Get dressed for work

What we wear has an impact on how we feel. We have no dress code when working from home; however, we do all choose to dress for work.   It puts us in the right frame of mind and we are more productive. We have daily hangouts with our colleagues and clients so it’s important that we are dressed appropriately (at least from the waist up!)

Have a structured day

Plan your week in advance and structure your work around specific goals. We all know exactly what we are working towards, we tell each other and we assign tasks and deadlines to each other. We are completely transparent with our diaries and are able to share the load when things get tough. Having structure to our day is really important especially when working from home as, other household responsibilities creep in. We all start work at 9am but we are all free to take time out too. We walk our dogs, do the shopping, pick up dry cleaning or do anything else that will help us enjoy the weekends more with our friends and families.   We do tend to work later in the day but it is our choice to do so and we structure our days around our tasks.

Forget the 9-5!

There is a fear amongst employers that employees working from home tend to skive because they can’t be seen. This can happen of course, but it can also happen in the office environment too. In fact, it happens a lot. Just because someone comes to work at 7:30am and leaves at 6:30pm doesn’t necessarily mean they are working hard, in fact one could question their lack of time management and time spent on Facebook! We assess on work performance not number of hours spent at our desks. We see huge value in being able to spend time in the sun on the rare occasion it comes out in England as long as we can stay on top of our targets. The team manage their time themselves and there is appreciation for this.

Communicate – a lot!

Communication is key, have regular hangouts and communicate with your team. The remote worker is at greater risk of feeling isolated and lonely- be aware of this and get to know your team on a personal level. Arrange regular face-to-face meetings when you can. Be a great manager and invest time in to showing you really care.
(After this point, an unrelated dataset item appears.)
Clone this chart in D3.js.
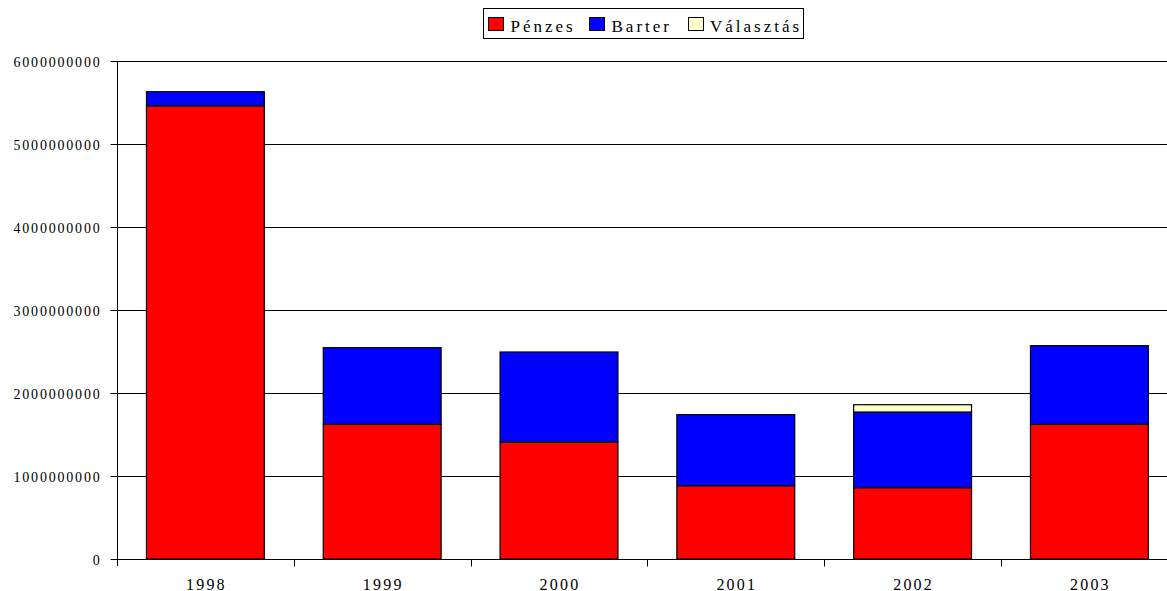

We all check in and hangout in the morning and check out if we need to leave our desks. We have our work phones on us throughout the day so if we are walking the dog, doing or doing the weekly shop we can still take a call.
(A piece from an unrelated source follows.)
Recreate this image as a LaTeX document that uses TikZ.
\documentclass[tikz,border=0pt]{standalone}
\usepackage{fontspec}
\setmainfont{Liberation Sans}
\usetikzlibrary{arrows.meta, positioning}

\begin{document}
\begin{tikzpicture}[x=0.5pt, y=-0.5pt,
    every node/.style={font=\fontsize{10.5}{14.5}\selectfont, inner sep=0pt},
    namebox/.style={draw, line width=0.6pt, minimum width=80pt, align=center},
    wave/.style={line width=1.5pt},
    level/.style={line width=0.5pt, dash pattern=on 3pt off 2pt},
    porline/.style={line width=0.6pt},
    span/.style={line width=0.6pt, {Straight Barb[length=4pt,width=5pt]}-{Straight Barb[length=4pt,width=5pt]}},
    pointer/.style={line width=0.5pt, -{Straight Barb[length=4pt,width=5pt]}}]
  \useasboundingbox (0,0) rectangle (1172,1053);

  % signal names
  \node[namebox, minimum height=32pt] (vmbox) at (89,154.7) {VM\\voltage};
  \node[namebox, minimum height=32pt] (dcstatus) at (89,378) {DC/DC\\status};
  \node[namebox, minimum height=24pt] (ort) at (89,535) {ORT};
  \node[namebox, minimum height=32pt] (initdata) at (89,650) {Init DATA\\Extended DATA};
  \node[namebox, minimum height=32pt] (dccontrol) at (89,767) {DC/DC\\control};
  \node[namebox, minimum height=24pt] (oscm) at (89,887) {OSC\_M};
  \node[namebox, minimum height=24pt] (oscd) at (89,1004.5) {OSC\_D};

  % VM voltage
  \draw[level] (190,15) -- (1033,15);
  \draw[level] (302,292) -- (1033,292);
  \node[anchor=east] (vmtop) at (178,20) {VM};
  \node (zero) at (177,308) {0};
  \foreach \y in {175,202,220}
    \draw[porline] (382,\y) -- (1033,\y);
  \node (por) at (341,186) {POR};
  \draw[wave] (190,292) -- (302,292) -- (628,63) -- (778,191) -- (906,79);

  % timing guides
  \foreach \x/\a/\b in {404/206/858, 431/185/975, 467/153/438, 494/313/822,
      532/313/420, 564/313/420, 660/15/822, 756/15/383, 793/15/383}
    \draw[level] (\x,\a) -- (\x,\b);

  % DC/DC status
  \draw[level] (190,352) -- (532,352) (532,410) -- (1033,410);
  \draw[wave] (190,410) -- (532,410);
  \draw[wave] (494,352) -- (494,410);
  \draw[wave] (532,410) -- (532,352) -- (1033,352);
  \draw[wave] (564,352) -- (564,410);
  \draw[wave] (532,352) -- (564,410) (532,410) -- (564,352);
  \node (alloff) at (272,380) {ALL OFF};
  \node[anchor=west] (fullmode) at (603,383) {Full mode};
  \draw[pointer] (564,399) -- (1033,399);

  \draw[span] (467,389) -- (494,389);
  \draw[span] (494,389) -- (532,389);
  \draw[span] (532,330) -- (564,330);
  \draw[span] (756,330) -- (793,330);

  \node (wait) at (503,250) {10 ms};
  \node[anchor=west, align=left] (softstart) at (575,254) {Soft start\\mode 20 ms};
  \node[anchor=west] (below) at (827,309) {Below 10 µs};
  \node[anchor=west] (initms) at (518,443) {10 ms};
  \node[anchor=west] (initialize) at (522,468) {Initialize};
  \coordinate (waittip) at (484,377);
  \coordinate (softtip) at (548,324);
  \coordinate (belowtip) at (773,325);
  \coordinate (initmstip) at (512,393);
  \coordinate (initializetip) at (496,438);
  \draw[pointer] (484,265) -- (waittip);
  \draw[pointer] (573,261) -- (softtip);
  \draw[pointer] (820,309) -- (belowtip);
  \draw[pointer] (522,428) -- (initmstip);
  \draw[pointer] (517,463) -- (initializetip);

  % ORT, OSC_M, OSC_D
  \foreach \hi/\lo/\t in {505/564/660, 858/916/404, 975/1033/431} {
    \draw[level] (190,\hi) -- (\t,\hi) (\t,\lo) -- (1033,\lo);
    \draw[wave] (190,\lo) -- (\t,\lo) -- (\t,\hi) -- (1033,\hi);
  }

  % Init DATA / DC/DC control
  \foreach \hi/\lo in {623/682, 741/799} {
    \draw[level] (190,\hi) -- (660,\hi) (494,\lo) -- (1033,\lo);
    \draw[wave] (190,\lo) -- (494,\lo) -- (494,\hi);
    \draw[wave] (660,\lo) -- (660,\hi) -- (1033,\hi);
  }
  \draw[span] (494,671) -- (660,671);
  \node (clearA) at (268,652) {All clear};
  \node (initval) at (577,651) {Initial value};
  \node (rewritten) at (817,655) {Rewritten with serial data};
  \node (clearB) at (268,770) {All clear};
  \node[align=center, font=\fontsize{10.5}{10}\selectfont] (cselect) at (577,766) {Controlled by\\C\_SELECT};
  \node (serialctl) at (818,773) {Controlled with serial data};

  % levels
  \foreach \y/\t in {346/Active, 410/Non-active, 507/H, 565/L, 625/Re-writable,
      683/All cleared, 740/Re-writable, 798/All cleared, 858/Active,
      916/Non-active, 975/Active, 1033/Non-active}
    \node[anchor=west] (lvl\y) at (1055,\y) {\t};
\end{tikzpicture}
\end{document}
Make sure everyone is included.  

For those employees working from home it is important that they do not miss out on important meetings and discussions. Schedule your team meetings around them. Use technology so that they can be present in those meetings if they are not able to attend in person. We use Skype, Google hangout and Facetime for 121 meetings.

Use productivity apps

We love Teamworks (a project management tool and communication tool) and some of us use specific Pomodoro Timers so we work in bursts of 25 minutes with a 5 minute break so our attention is focussed on the task at hand, it doesn’t work for everyone but give it a try! I can be easily distracted and I find I’ve wasted 45 minutes window-shopping on line. So, when I need to write a lengthy report or investigation outcome, I use “WriteRoom” which lives up to it’s promise of “distraction free writing” by paring my screen down to one function: writing.
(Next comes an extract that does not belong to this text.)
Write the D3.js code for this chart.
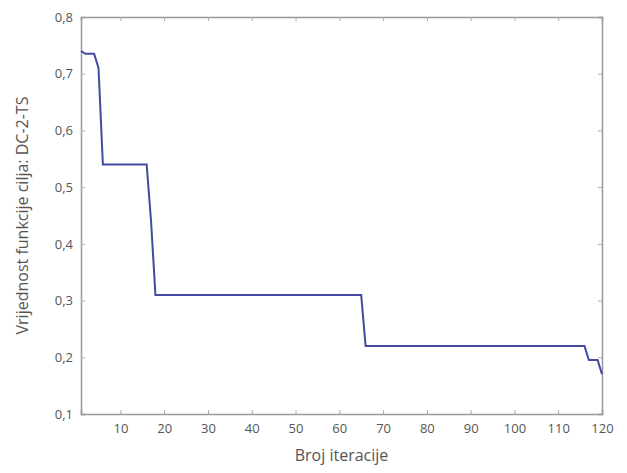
<!DOCTYPE html>
<html>
<head>
<meta charset="utf-8">
<script src="https://cdn.jsdelivr.net/npm/d3@7"></script>
<style>
  body{margin:0;background:#fff;}
  svg text{font-family:"Open Sans","Noto Sans",sans-serif;fill:#555;}
</style>
</head>
<body>
<div id="chart"></div>
<script>
// breakpoints of the objective curve (iteration, value)
var iterations = [1, 2, 4, 5, 6, 16, 17, 18, 65, 66, 116, 117, 119, 120];
var values = [0.74, 0.735, 0.735, 0.71, 0.54, 0.54, 0.44, 0.31, 0.31, 0.22, 0.22, 0.195, 0.195, 0.17];
var xTicks = [10, 20, 30, 40, 50, 60, 70, 80, 90, 100, 110, 120];
var yTicks = [0.1, 0.2, 0.3, 0.4, 0.5, 0.6, 0.7, 0.8];

var width = 627, height = 473;
var margin = {top: 17, right: 25, bottom: 59, left: 81};
var w = width - margin.left - margin.right;
var h = height - margin.top - margin.bottom;

var svg = d3.select("#chart").append("svg")
    .attr("width", width)
    .attr("height", height);
var g = svg.append("g").attr("transform", "translate(" + margin.left + "," + margin.top + ")");

var x = d3.scaleLinear().domain([1, 120]).range([0, w]);
var y = d3.scaleLinear().domain([0.1, 0.8]).range([h, 0]);
var fmt = function(d){ return d3.format(".1f")(d).replace(".", ","); };

// axes with inward ticks
var xAxis = g.append("g").attr("transform", "translate(0," + h + ")")
    .call(d3.axisBottom(x).tickValues(xTicks).tickSize(-4).tickPadding(10));
var xTop = g.append("g")
    .call(d3.axisTop(x).tickValues(xTicks).tickSize(-4).tickFormat(""));
var yAxis = g.append("g")
    .call(d3.axisLeft(y).tickValues(yTicks).tickSize(-4).tickPadding(8).tickFormat(fmt));
var yRight = g.append("g").attr("transform", "translate(" + w + ",0)")
    .call(d3.axisRight(y).tickValues(yTicks).tickSize(-4).tickFormat(""));

[xAxis, xTop, yAxis, yRight].forEach(function(a){
    a.select(".domain").attr("stroke", "#999").attr("stroke-width", 1.5);
    a.selectAll(".tick line").attr("stroke", "#aaa");
    a.selectAll(".tick text").style("font-size", "13px").attr("fill", "#555");
});
// hide tick marks that fall on the frame corners
yAxis.selectAll(".tick").filter(function(d){ return d == 0.1 || d == 0.8; }).select("line").remove();
yRight.selectAll(".tick").filter(function(d){ return d == 0.1 || d == 0.8; }).select("line").remove();
xAxis.selectAll(".tick").filter(function(d){ return d == 120; }).select("line").remove();
xTop.selectAll(".tick").filter(function(d){ return d == 120; }).select("line").remove();

var pts = iterations.map(function(d, i){ return [d, values[i]]; });
var line = d3.line().x(function(d){ return x(d[0]); }).y(function(d){ return y(d[1]); });
g.append("path").datum(pts)
    .attr("d", line)
    .attr("fill", "none")
    .attr("stroke", "#434aa3")
    .attr("stroke-width", 2);

svg.append("text")
    .attr("x", margin.left + w / 2)
    .attr("y", 461)
    .attr("text-anchor", "middle")
    .style("font-size", "16px")
    .text("Broj iteracije");

svg.append("text")
    .attr("transform", "translate(28," + (margin.top + h / 2) + ") rotate(-90)")
    .attr("text-anchor", "middle")
    .style("font-size", "16px")
    .text("Vrijednost funkcije cilja: DC-2-TS");
</script>
</body>
</html>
Having trust and faith in your employees is really important aspect of this flexible working arrangement. However, you need to start with complete trust. Set out your expectations especially when it comes to communication and reporting of tasks and use the tools out there to support you with this. The majority of employees want to do a good job and feel appreciated. Encouraging your team to take control of their work life balance is empowering and they will do more than is expected if they feel appreciated.